I’ve been putting off writing this for a while, and the increased cognitive load and knock-on delays are forcing my hand. I can either write it, or forget it altogether, and I think it’s too important to future-me so here we go.
One evening, during my second semester of college, I was walking west to east on the north side of campus. For those of you who are familiar with MSU, you can imagine me passing by Hammons Hall for the Performing Arts and thinking about the nights I had played there in the symphony, and approaching Scholars Hall where someone I cared about deeply lived… but she was in the process of ending our friendship and I was feeling lonely and sad. On that night, I had no one to call or spend time with, no one to commiserate with me, and I prayed to God.
Please God, I need some Christian friends. I need a community. I’m desperate, Lord.
And then I decided that I needed a cup of coffee. I could turn around and head downtown to the Mudhouse, but I recalled that there was a coffee shop just east of campus that I had never visited. I’d pop in there and get something, then continue my walk of angst.
I crossed National Ave., climbed the three stairs to the porch of The Potter’s House, and approached the counter, which back then was left of the door but parallel to it so you faced the back of the shop when ordering. I placed an order, perused the corkboard to the right of the register filled with advertisements for roommates and barbers and whatnot, and then accepted my sugary frappe thing while handing over my credit card.
“Oh, sorry, we’re cash only. No cards,” said the person behind the register, or something to that effect. But I already had my drink, and I was suddenly overwhelmed by shame. I probably blushed, and I stammered out that I could run across the street and get some cash from the ATM. Here I was, screwing everything up again, just like I had been all year.
“Nah, don’t worry about it,” said Steve. “We’ll just write you an IOU. What’s your name?”
My brain shut down about then. “An IOU? What do you mean?”
He held up a small piece of paper and told me that they’d just write my name and order on there and put it on the board, and next time I came in I could pay them back.
“How can you run a business with paper IOUs?” I asked, dumbfounded and somewhat stupid. My brain had already been wrestling with anxiety, depression, loneliness, exhaustion, and unrequited desire. This concept was apparently too much for me to accept.

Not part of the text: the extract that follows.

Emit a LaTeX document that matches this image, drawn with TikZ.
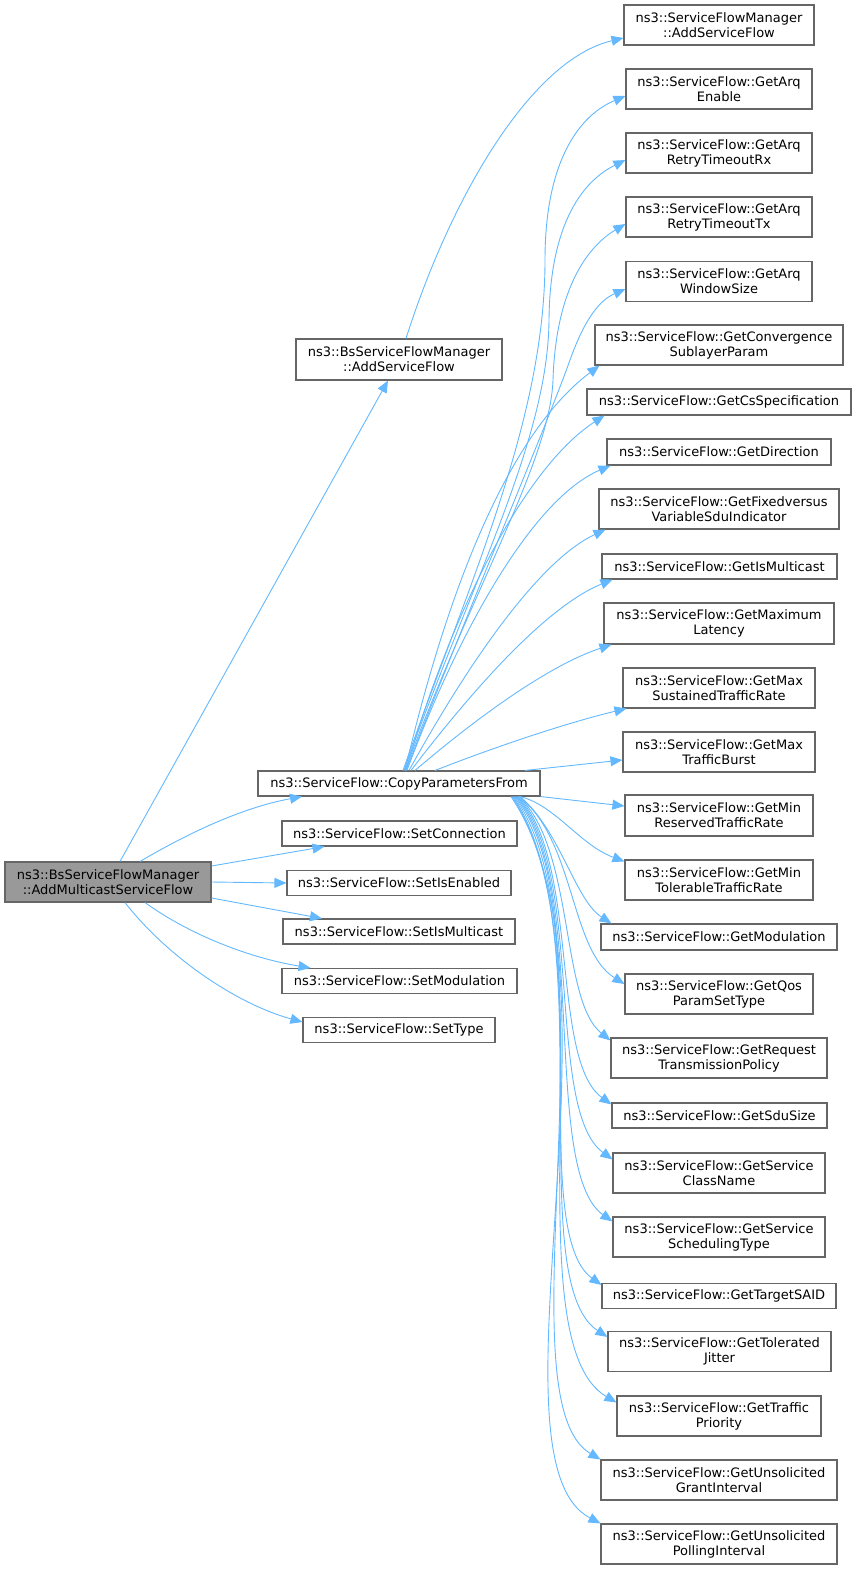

“We’re a Christian coffee shop,” Steve told me. “So we choose to believe in people, and I believe in you and that you’ll pay us back. So don’t worry about it, take the drink,” he said with a smile.
I did, and awkwardly thanked him, and sat down in the next room stunned. I was trying to process this, which in retrospect seems so minor, but at the time it blew my mind.
And then a fellow named Ben came up and introduced himself. He said I looked like someone who could use some friends, and he convinced me to stand up and he took me around the entire coffee shop introducing me to people and playing icebreaker games with us. Before the night was over, I had friends. Within a month, I was working at PoHo every night I could. Steve, who ran the Potter’s House with his wife Berna, led a Bible study that I joined.
It was at Potter’s House that I met friends who convinced me to share my life story with them, with the promise that if I revealed the real me and told them about my past, they wouldn’t abandon me like I feared. And subsequently, I was invited to share my testimony at Mars Hill, the Sunday-morning service led by people from the Potter’s House.
PoHo became my church and I met so many wonderful people there. I have been saved by a few different people and groups over the years: the friendships of Cody, Brooke, and Ginger; Speech & Debate; the Carters who helped lead me to Christ… and my freshman year of college, PoHo came to my rescue.
I learned what sin was from Steve. I had converted to Christianity without fully understanding it, and he taught me about having a right relationship with God and what it means when we rebel. I learned patience and kindness from Steve. He modeled believing in people in a way that young, cynical Matthew struggled to understand.
At his funeral a few weeks ago, Samson shared a message that had me weeping. I felt like he had grabbed me on either side of my face and forced me to look straight at Jesus and see how much He loves us, and Samson reminded me how well Steve Proffitt showed us the love of Jesus. He was never in a rush to end a conversation, he always asked how we were and actually cared, and he remembered us. He remembered me.
I wept less because of losing Steve and more because of how thankful I was to have had the opportunity to know him. I am thankful that I had such a good example of how to follow God and be a good person. I want to be more like Steve.
Reflecting on that over the last few weeks has led me to make a few life changes already, and I want to keep pressing into that. I want to experience God’s love and help other people to experience it in the same way that Steve did. IOU, Steve.